▸ **EXERCISE TASK**: Write out the data again exactly, skipping every picture.

▸ **DATA EXTRACT**:
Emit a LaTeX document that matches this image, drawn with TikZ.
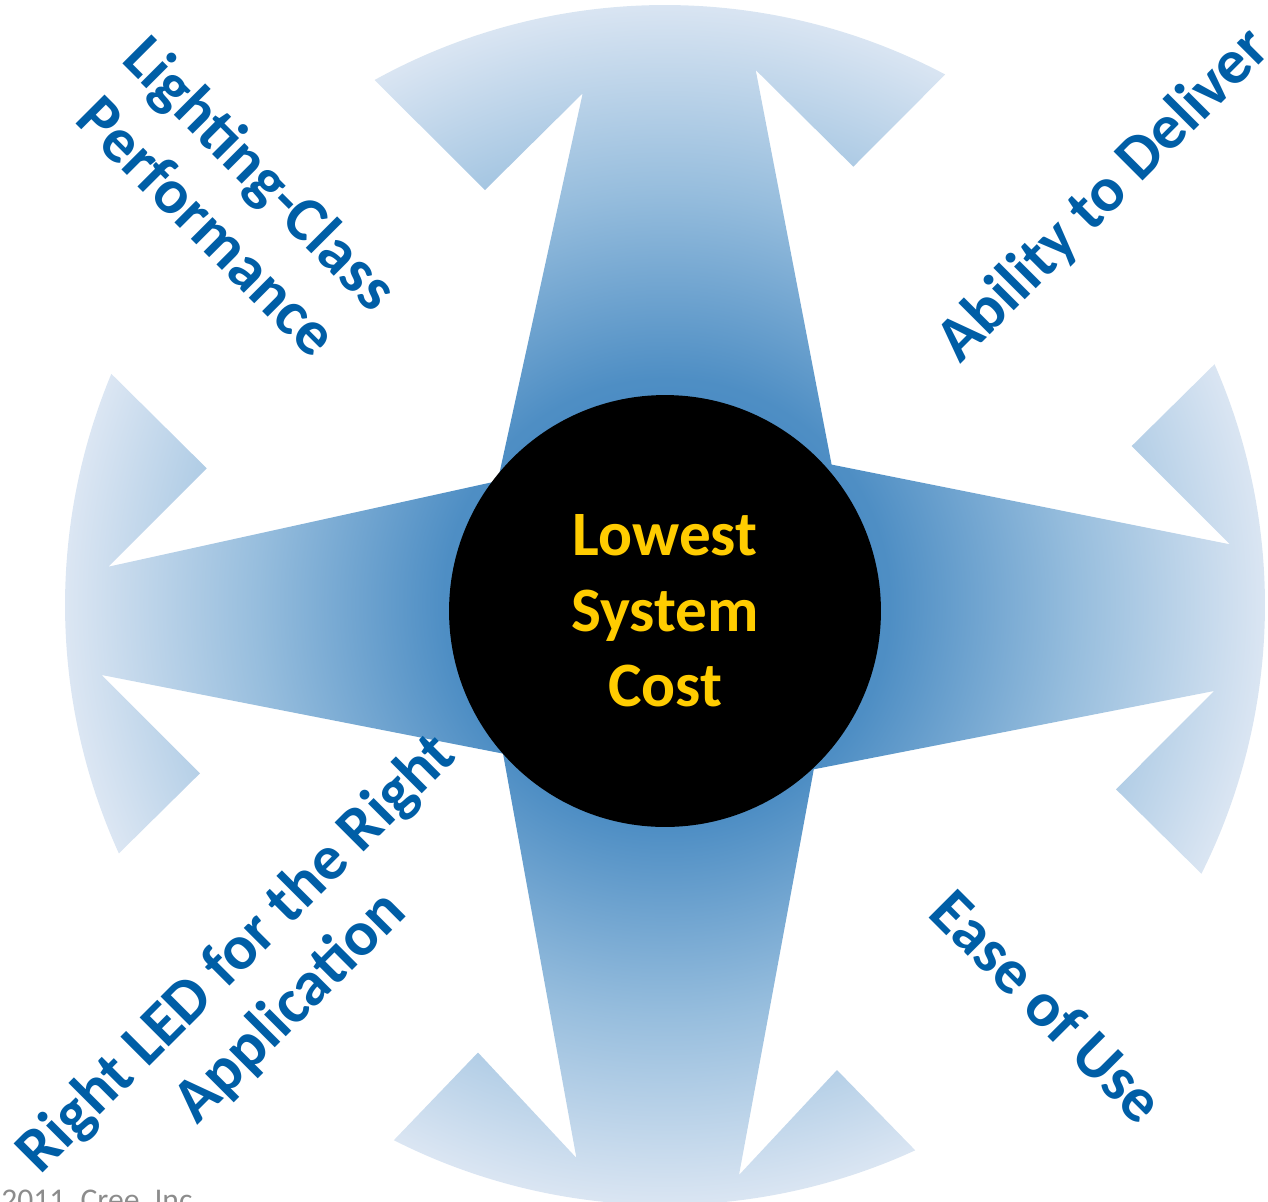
\documentclass[tikz,border=0pt]{standalone}
\usepackage{fontspec}
\setmainfont{Carlito}
\usetikzlibrary{calc}
\definecolor{creeblue}{RGB}{0,94,166}
\definecolor{creeyellow}{RGB}{255,204,0}
\definecolor{copygray}{RGB}{140,140,140}
\definecolor{sg0}{RGB}{60,128,188}
\definecolor{sg1}{RGB}{78,142,196}
\definecolor{sg2}{RGB}{150,189,221}
\definecolor{sg3}{RGB}{226,234,245}
\pgfdeclareradialshading{starshade}{\pgfpointorigin}{color(0bp)=(sg0); color(9bp)=(sg1); color(16.5bp)=(sg2); color(25bp)=(sg3); color(50bp)=(sg3)}
\begin{document}
\begin{tikzpicture}[x=0.02cm,y=-0.02cm,
  lbl/.style={text=creeblue, font=\bfseries\fontsize{36}{43}\selectfont, align=center, inner sep=0pt},
  core/.style={circle, fill=black, minimum size=8.64cm, inner sep=0pt, text=creeyellow, font=\bfseries\fontsize{36}{43}\selectfont, align=center}]
\useasboundingbox (0,0) rectangle (1268,1201);
\coordinate (C) at (665,605);
\shade[shading=starshade]
  ($(C)+(-118.95:600)$) arc[start angle=-118.95, end angle=-62.16, radius=600]
  -- (853.3,166.7) -- (755.7,70) -- (831.6,464.6) -- (1230,544.3) -- (1131.7,446)
  -- ($(C)+(-23.66:600)$) arc[start angle=-23.66, end angle=26.61, radius=600]
  -- (1116,789.3) -- (1214,691) -- (813.8,769.3) -- (739,1175) -- (837,1070)
  -- ($(C)+(65.35:600)$) arc[start angle=65.35, end angle=116.87, radius=600]
  -- (478,1052.5) -- (576.4,1157.9) -- (503,753.6) -- (101.7,675) -- (200,773.3)
  -- ($(C)+(155.54:600)$) arc[start angle=155.54, end angle=202.66, radius=600]
  -- (206.7,468.3) -- (108.3,566.7) -- (497.7,481) -- (582.7,93.3) -- (485,190) -- cycle;
\node[core] (hub) at (665,611) {Lowest\\System\\Cost};
\node[lbl, rotate=-45] (perf) at (235,199) {Lighting-Class\\Performance};
\node[lbl, rotate=45] (deliv) at (1104,196) {Ability to Deliver};
\node[lbl, rotate=-45] (ease) at (1048,1006) {Ease of Use};
\node[lbl, rotate=45] (rightled) at (264,981) {Right LED for the Right\\Application};
\node[anchor=base west, inner sep=0pt, text=copygray, font=\fontsize{18}{20}\selectfont] (copy) at (1,1210) {\llap{©}2011, Cree, Inc.};
\end{tikzpicture}
\end{document}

▸ **FULL RESPONSE**:
Emit a LaTeX document that matches this image, drawn with TikZ.
\documentclass[tikz,border=0pt]{standalone}
\usepackage{fontspec}
\setmainfont{Carlito}
\usetikzlibrary{calc}
\definecolor{creeblue}{RGB}{0,94,166}
\definecolor{creeyellow}{RGB}{255,204,0}
\definecolor{copygray}{RGB}{140,140,140}
\definecolor{sg0}{RGB}{60,128,188}
\definecolor{sg1}{RGB}{78,142,196}
\definecolor{sg2}{RGB}{150,189,221}
\definecolor{sg3}{RGB}{226,234,245}
\pgfdeclareradialshading{starshade}{\pgfpointorigin}{color(0bp)=(sg0); color(9bp)=(sg1); color(16.5bp)=(sg2); color(25bp)=(sg3); color(50bp)=(sg3)}
\begin{document}
\begin{tikzpicture}[x=0.02cm,y=-0.02cm,
  lbl/.style={text=creeblue, font=\bfseries\fontsize{36}{43}\selectfont, align=center, inner sep=0pt},
  core/.style={circle, fill=black, minimum size=8.64cm, inner sep=0pt, text=creeyellow, font=\bfseries\fontsize{36}{43}\selectfont, align=center}]
\useasboundingbox (0,0) rectangle (1268,1201);
\coordinate (C) at (665,605);
\shade[shading=starshade]
  ($(C)+(-118.95:600)$) arc[start angle=-118.95, end angle=-62.16, radius=600]
  -- (853.3,166.7) -- (755.7,70) -- (831.6,464.6) -- (1230,544.3) -- (1131.7,446)
  -- ($(C)+(-23.66:600)$) arc[start angle=-23.66, end angle=26.61, radius=600]
  -- (1116,789.3) -- (1214,691) -- (813.8,769.3) -- (739,1175) -- (837,1070)
  -- ($(C)+(65.35:600)$) arc[start angle=65.35, end angle=116.87, radius=600]
  -- (478,1052.5) -- (576.4,1157.9) -- (503,753.6) -- (101.7,675) -- (200,773.3)
  -- ($(C)+(155.54:600)$) arc[start angle=155.54, end angle=202.66, radius=600]
  -- (206.7,468.3) -- (108.3,566.7) -- (497.7,481) -- (582.7,93.3) -- (485,190) -- cycle;
\node[core] (hub) at (665,611) {Lowest\\System\\Cost};
\node[lbl, rotate=-45] (perf) at (235,199) {Lighting-Class\\Performance};
\node[lbl, rotate=45] (deliv) at (1104,196) {Ability to Deliver};
\node[lbl, rotate=-45] (ease) at (1048,1006) {Ease of Use};
\node[lbl, rotate=45] (rightled) at (264,981) {Right LED for the Right\\Application};
\node[anchor=base west, inner sep=0pt, text=copygray, font=\fontsize{18}{20}\selectfont] (copy) at (1,1210) {\llap{©}2011, Cree, Inc.};
\end{tikzpicture}
\end{document}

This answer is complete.